But, last night it was just the basics. I followed the directions at CHG and substituted kale for the spinach. Kale is quite a nutrition powerhouse as it is high in potassium and vitamins A and C as well as being a good source of calcium and fiber.
There is no picture of this meal as it was eaten rather quickly. The smell of it drew us in too quickly for a snapshot. It's probably better that way anyhow as I tend to have a problem with over-stirring causing foods to break down a bit (i.e. lentil mush).
When I took leftovers to work today my boss and coworker could smell the deliciousness radiating from my container. They wanted some. Only my boss sampled the food. It made her remember why she likes lentils, and made her question why she's forgotten them. She's early on in her cooking education, and lentils were one of the first foods she really learned how to cook (other than scrambled eggs). I told her how simple this dish was and she was stunned.
All anyone needs for this dish is a little forethought. At least in cooking the brown rice. Actually, you could wait until you have an hour left to get dinner on the table and you'll be armed and ready to feed the troops.
Put 1/2 cup of brown rice to boil on the stovetop.
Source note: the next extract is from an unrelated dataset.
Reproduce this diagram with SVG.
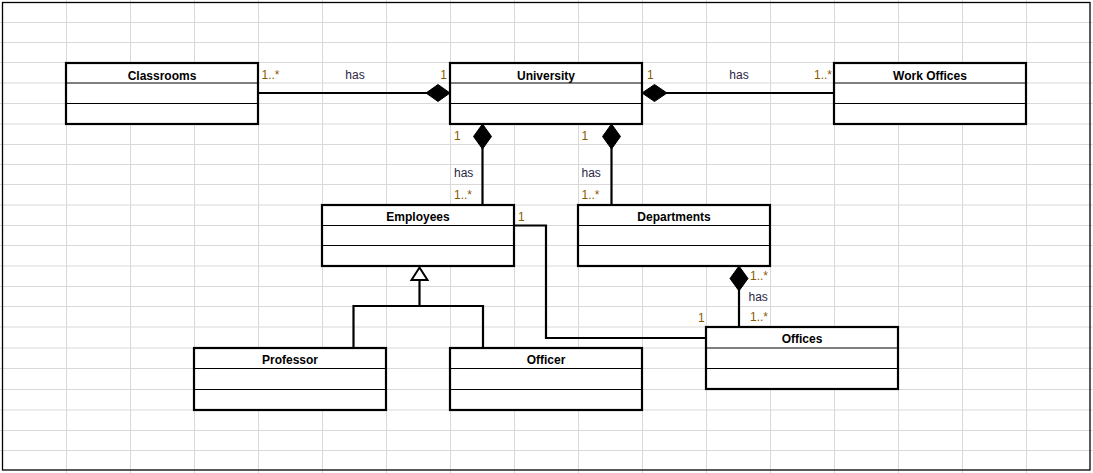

Once it starts bubbling, turn the heat to low (about #3) and top the pot with a double layer of paper towels and a lid. I got that idea from Gluten Free Cooking School. Simmer it for 45 minutes.
While the rice is cooking rinse 1/2 cup of lentils and put them into a pot to cook with the appropriate amount of water(check the instructions on your bag, they should say it's a 1 cup to 2 1/2 cup ratio). My bag of lentils said to cook them similarly to the rice, but with no paper towels and for only 35 minutes.
Meanwhile, as they're both simmering away, dice up one and a half large onions, 3 carrots, and 1 packed cup of kale.
Coat the bottom of a pan with extra virgin olive oil (non-teflon would be best, but use what you have).
Bring this up to medium high heat (I know this goes against what I've told you before, but it'll be worth the olive oil flavor, use a high heat oil if you'd prefer to not risk it).
Add in the onions. They should sizzle. Stir frequently for about 15-20 minutes. Turn the temperature down to medium if things are progressing too quickly (meaning: beginning to burn rapidly). We want these onions to burn slowly.
Watch the onions to see that they go past the golden, caramel color. At this point add in the diced carrots. When the onions reach the blackened edges and some blackened middles stage add in the kale. Let the kale wilt down. Turn off the heat.
The rice and lentils should be done at this point. Drain any excess liquid from the lentils.
In a large bowl mix together the lentils and rice. ***Don't over stir.***
Then add in the onion, carrot and kale mixture. Once again, combine but don't over stir.
If over-stirring does occur, simply hide the meal from your guests and eat it all yourself.
If not, proudly serve up your inexpensive, nutritious, and tasty dish.
25 May 2009
I've just returned from camping up at the Nerd's family cabin. His grandmother's dad built it for his mom. It's a lovely little place without electricity or hot water. There is a gas range, but the oven doesn't work. That's a bit of a bummer because I'd love to bake a pie. However, I suspect not having the oven working is a safety thing as well. If the oven worked, someone might forget it is on when they leave, and we definitely don't want to see the consequences of that.
Having the new gas range up there is great for making delicious meals while away. Using a two burner camp stove just doesn't provide enough room or control for whipping up a hot breakfast without frustration. Trust me, I know from experience.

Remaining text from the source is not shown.